Villarreal war bis dato immerhin in der Königsklasse zuhause in elf Spielen ungeschlagen geblieben und hatte in der heimischen Liga den FC Barcelona in den letzten neun Jahren bereits fünfmal besiegt. Der letzte Bayern-Sieg in Spanien lag derweil schon zehneinhalb Jahre zurück.

Kaum Zweifel an der Überlegenheit

Als der FC-Bayern-Tross am Donnerstag in Richtung Deutschland zurück flog, hatte sich diese Ungewissheit in Selbstvertrauen verwandelt. "Wir alle können sehr zufrieden sein.

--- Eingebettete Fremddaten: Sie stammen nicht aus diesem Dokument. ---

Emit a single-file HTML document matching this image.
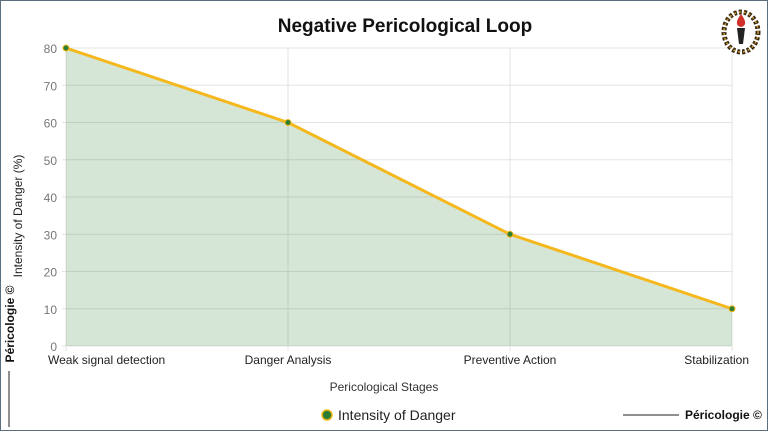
<!DOCTYPE html>
<html><head><meta charset="utf-8"><style>
html,body{margin:0;padding:0;background:#fff}
#wrap{position:relative;width:766px;height:429px;border:1px solid #5a6e80;overflow:hidden;font-family:"Liberation Sans",sans-serif}
svg{position:absolute;left:0;top:0}
</style></head><body>
<div id="wrap">
<svg id="chart" width="766" height="429"></svg>
</div>
<script>
const categories=["Weak signal detection","Danger Analysis","Preventive Action","Stabilization"];
const values=[80,60,30,10];
const yTicks=[0,10,20,30,40,50,60,70,80];
const NS="http://www.w3.org/2000/svg";
const svg=document.getElementById('chart');
const X0=65,X1=731,Y0=345,Y1=47,YMAX=80;
function xs(i){return X0+(X1-X0)*i/(categories.length-1);}
function ys(v){return Y0-(Y0-Y1)*v/YMAX;}
function mk(tag,attrs,text){const e=document.createElementNS(NS,tag);for(const k in attrs)e.setAttribute(k,attrs[k]);if(text!==undefined)e.textContent=text;svg.appendChild(e);return e;}
let e;
e=mk('text',{x:404,y:31,'text-anchor':'middle','font-size':19,'font-weight':'bold',fill:'#111'},'Negative Pericological Loop');


yTicks.forEach(t=>{
 e=mk('line',{x1:X0-4,x2:X1,y1:ys(t),y2:ys(t),stroke:'#e3e3e3','stroke-width':1});
 
 
 e=mk('text',{x:X0-9,y:ys(t)+5,'text-anchor':'end','font-size':12,fill:'#777'},String(t));
 
 
});
categories.forEach((c,i)=>{
 e=mk('line',{x1:xs(i),x2:xs(i),y1:Y1,y2:Y0+5,stroke:'#e3e3e3','stroke-width':1});
 
 
});
let pts=values.map((v,i)=>xs(i)+','+ys(v)).join(' ');
e=mk('polygon',{points:pts+' '+xs(values.length-1)+','+Y0+' '+X0+','+Y0,fill:'rgba(46,125,50,0.2)'});


e=mk('polyline',{points:pts,fill:'none',stroke:'#f4b81c','stroke-width':3});


values.forEach((v,i)=>{
 e=mk('circle',{cx:xs(i),cy:ys(v),r:3,fill:'#2e7d32',stroke:'#f4b81c','stroke-width':1});
 
 
});
categories.forEach((c,i)=>{
 let anc=i===0?'start':(i===categories.length-1?'end':'middle');
 let x=i===0?X0-18:(i===categories.length-1?X1+17:xs(i));
 e=mk('text',{x:x,y:363,'text-anchor':anc,'font-size':12,fill:'#222'},c);
 
 
});
e=mk('text',{x:383,y:390,'text-anchor':'middle','font-size':12,fill:'#333'},'Pericological Stages');


e=mk('text',{x:0,y:0,'text-anchor':'middle','font-size':12,fill:'#222',transform:'translate(21,215) rotate(-90)'},'Intensity of Danger (%)');


e=mk('text',{x:0,y:0,'text-anchor':'middle','font-size':12,'font-weight':'bold',fill:'#111',transform:'translate(13,323) rotate(-90)'},'Péricologie ©');


e=mk('line',{x1:8,x2:8,y1:370,y2:426,stroke:'#222','stroke-width':1});


e=mk('circle',{cx:326,cy:414,r:5,fill:'#2e7d32',stroke:'#f4b81c','stroke-width':1.5});


e=mk('text',{x:337,y:419,'font-size':14,fill:'#222'},'Intensity of Danger');


e=mk('line',{x1:622,x2:678,y1:414,y2:414,stroke:'#222','stroke-width':1});


e=mk('text',{x:684,y:418,'font-size':12,'font-weight':'bold',fill:'#111'},'Péricologie ©');


// logo
const g=document.createElementNS(NS,'g');g.setAttribute('transform','translate(740,31)');svg.appendChild(g);


g.innerHTML='<ellipse cx="0" cy="0" rx="17" ry="20" fill="none" stroke="#3a2a10" stroke-width="5" stroke-dasharray="3 2"/><ellipse cx="0" cy="0" rx="17" ry="20" fill="none" stroke="#c99a3a" stroke-width="1.5" stroke-dasharray="2 3"/><path d="M-4 -4 L4 -4 L2 12 L-2 12 Z" fill="#222"/><path d="M0 -18 C6 -10 5 -6 0 -5 C-5 -6 -6 -10 0 -18 Z" fill="#d0302a"/>';
</script>
</body></html>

Wenn man in der Champions League auswärts beginnt und gewinnt, beflügelt das einen", meinte Trainer Jupp Heynckes nach dem 2:0-Sieg beim FC Villarreal und sprach von einer souveränen Leistung.

In der Tat hatte der FCB im El Madrigal kaum einen Zweifel an seiner spielerischen Überlegenheit aufkommen lassen. Toni Kroos' Treffer nach sieben Minuten fungierte als Dosenöffner, anschließend spielten die Münchner mit dem Gegner Katz und Maus. Der einzige echte Schönheitsfehler lag in der Tatsache, dass das vorentscheidende 2:0 durch Rafinha verhältnismäßig spät fiel (76.).

"Wir hätten den Sack früher zumachen müssen. Champions League ist nicht Bundesliga, hier ist alles ein bisschen schwerer", mahnte Heynckes alsbald, hatte sich zuvor aber erneut auf seine Defensive verlassen können, die nunmehr seit 668 Minuten auf ein Gegentor wartet.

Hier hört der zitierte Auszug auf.